## start Information provided

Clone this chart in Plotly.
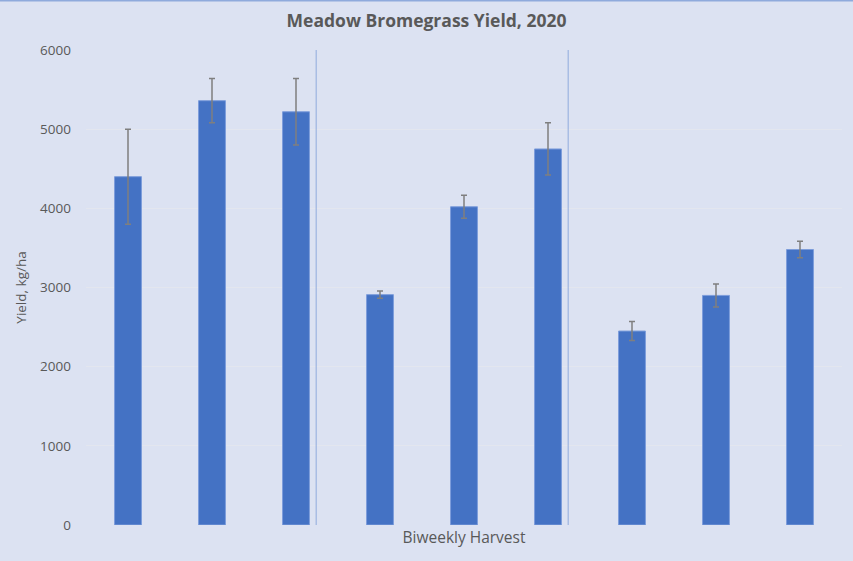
import plotly.graph_objects as go

# --- THEME ---
BACKGROUND_COLOR = "#dce2f2"
BAR_COLOR = "#4472c4"
BAR_EDGE = "#7d9ddb"
ERROR_COLOR = "#7f7f7f"
TEXT_COLOR = "#595959"
SEP_COLOR = "#8faadc"

# --- DATA ---
harvests = ["1", "2", "3", "4", "5", "6", "7", "8", "9"]
yield_kg_ha = [4400, 5360, 5220, 2910, 4020, 4750, 2450, 2900, 3480]
yield_err = [600, 280, 420, 45, 145, 330, 120, 145, 105]
group_breaks = [2.24, 5.24]

fig = go.Figure()

fig.add_trace(
    go.Bar(
        x=list(range(len(harvests))),
        y=yield_kg_ha,
        width=0.32,
        marker=dict(color=BAR_COLOR, line=dict(color=BAR_EDGE, width=1)),
        error_y=dict(type="data", array=yield_err, color=ERROR_COLOR,
                     thickness=1.5, width=3),
        hoverinfo="y",
    )
)

for xb in group_breaks:
    fig.add_shape(type="line", x0=xb, x1=xb, y0=0, y1=6000,
                  xref="x", yref="y", line=dict(color=SEP_COLOR, width=1))

# top border line of the chart area (outside the plot area)
fig.add_shape(type="line", x0=-0.12, x1=1.02, y0=1.104, y1=1.104,
              xref="paper", yref="paper",
              line=dict(color=SEP_COLOR, width=2))

fig.update_layout(
    width=853,
    height=561,
    paper_bgcolor=BACKGROUND_COLOR,
    plot_bgcolor=BACKGROUND_COLOR,
    font=dict(family="Open Sans, Liberation Sans, sans-serif", color=TEXT_COLOR, size=13),
    title=dict(text="<b>Meadow Bromegrass Yield, 2020</b>", x=0.5, xanchor="center",
               y=0.963, yanchor="middle", font=dict(size=17.5, color=TEXT_COLOR)),
    margin=dict(l=86, r=11, t=50, b=36),
    showlegend=False,
    bargap=0.68,
)

fig.update_xaxes(
    range=[-0.5, 8.5],
    showticklabels=False,
    showgrid=False,
    zeroline=False,
    title=dict(text="Biweekly Harvest", standoff=7, font=dict(size=15.5, color=TEXT_COLOR)),
)

fig.update_yaxes(
    range=[0, 6000],
    tickvals=[0, 1000, 2000, 3000, 4000, 5000, 6000],
    showgrid=True,
    gridcolor="#e3e6ef",
    gridwidth=1,
    zeroline=False,
    ticklabelstandoff=14,
    tickfont=dict(size=13.5, color=TEXT_COLOR),
    title=dict(text="Yield, kg/ha", standoff=10, font=dict(size=13.5, color=TEXT_COLOR)),
)

fig.write_html("out.html", config={"displayModeBar": False},
               post_script="document.body.style.margin='0px';")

## end Information provided

Exercise task: Reproduce all of the data exactly, omitting each picture it holds.

Correct result:
Clone this chart in Plotly.
import plotly.graph_objects as go

# --- THEME ---
BACKGROUND_COLOR = "#dce2f2"
BAR_COLOR = "#4472c4"
BAR_EDGE = "#7d9ddb"
ERROR_COLOR = "#7f7f7f"
TEXT_COLOR = "#595959"
SEP_COLOR = "#8faadc"

# --- DATA ---
harvests = ["1", "2", "3", "4", "5", "6", "7", "8", "9"]
yield_kg_ha = [4400, 5360, 5220, 2910, 4020, 4750, 2450, 2900, 3480]
yield_err = [600, 280, 420, 45, 145, 330, 120, 145, 105]
group_breaks = [2.24, 5.24]

fig = go.Figure()

fig.add_trace(
    go.Bar(
        x=list(range(len(harvests))),
        y=yield_kg_ha,
        width=0.32,
        marker=dict(color=BAR_COLOR, line=dict(color=BAR_EDGE, width=1)),
        error_y=dict(type="data", array=yield_err, color=ERROR_COLOR,
                     thickness=1.5, width=3),
        hoverinfo="y",
    )
)

for xb in group_breaks:
    fig.add_shape(type="line", x0=xb, x1=xb, y0=0, y1=6000,
                  xref="x", yref="y", line=dict(color=SEP_COLOR, width=1))

# top border line of the chart area (outside the plot area)
fig.add_shape(type="line", x0=-0.12, x1=1.02, y0=1.104, y1=1.104,
              xref="paper", yref="paper",
              line=dict(color=SEP_COLOR, width=2))

fig.update_layout(
    width=853,
    height=561,
    paper_bgcolor=BACKGROUND_COLOR,
    plot_bgcolor=BACKGROUND_COLOR,
    font=dict(family="Open Sans, Liberation Sans, sans-serif", color=TEXT_COLOR, size=13),
    title=dict(text="<b>Meadow Bromegrass Yield, 2020</b>", x=0.5, xanchor="center",
               y=0.963, yanchor="middle", font=dict(size=17.5, color=TEXT_COLOR)),
    margin=dict(l=86, r=11, t=50, b=36),
    showlegend=False,
    bargap=0.68,
)

fig.update_xaxes(
    range=[-0.5, 8.5],
    showticklabels=False,
    showgrid=False,
    zeroline=False,
    title=dict(text="Biweekly Harvest", standoff=7, font=dict(size=15.5, color=TEXT_COLOR)),
)

fig.update_yaxes(
    range=[0, 6000],
    tickvals=[0, 1000, 2000, 3000, 4000, 5000, 6000],
    showgrid=True,
    gridcolor="#e3e6ef",
    gridwidth=1,
    zeroline=False,
    ticklabelstandoff=14,
    tickfont=dict(size=13.5, color=TEXT_COLOR),
    title=dict(text="Yield, kg/ha", standoff=10, font=dict(size=13.5, color=TEXT_COLOR)),
)

fig.write_html("out.html", config={"displayModeBar": False},
               post_script="document.body.style.margin='0px';")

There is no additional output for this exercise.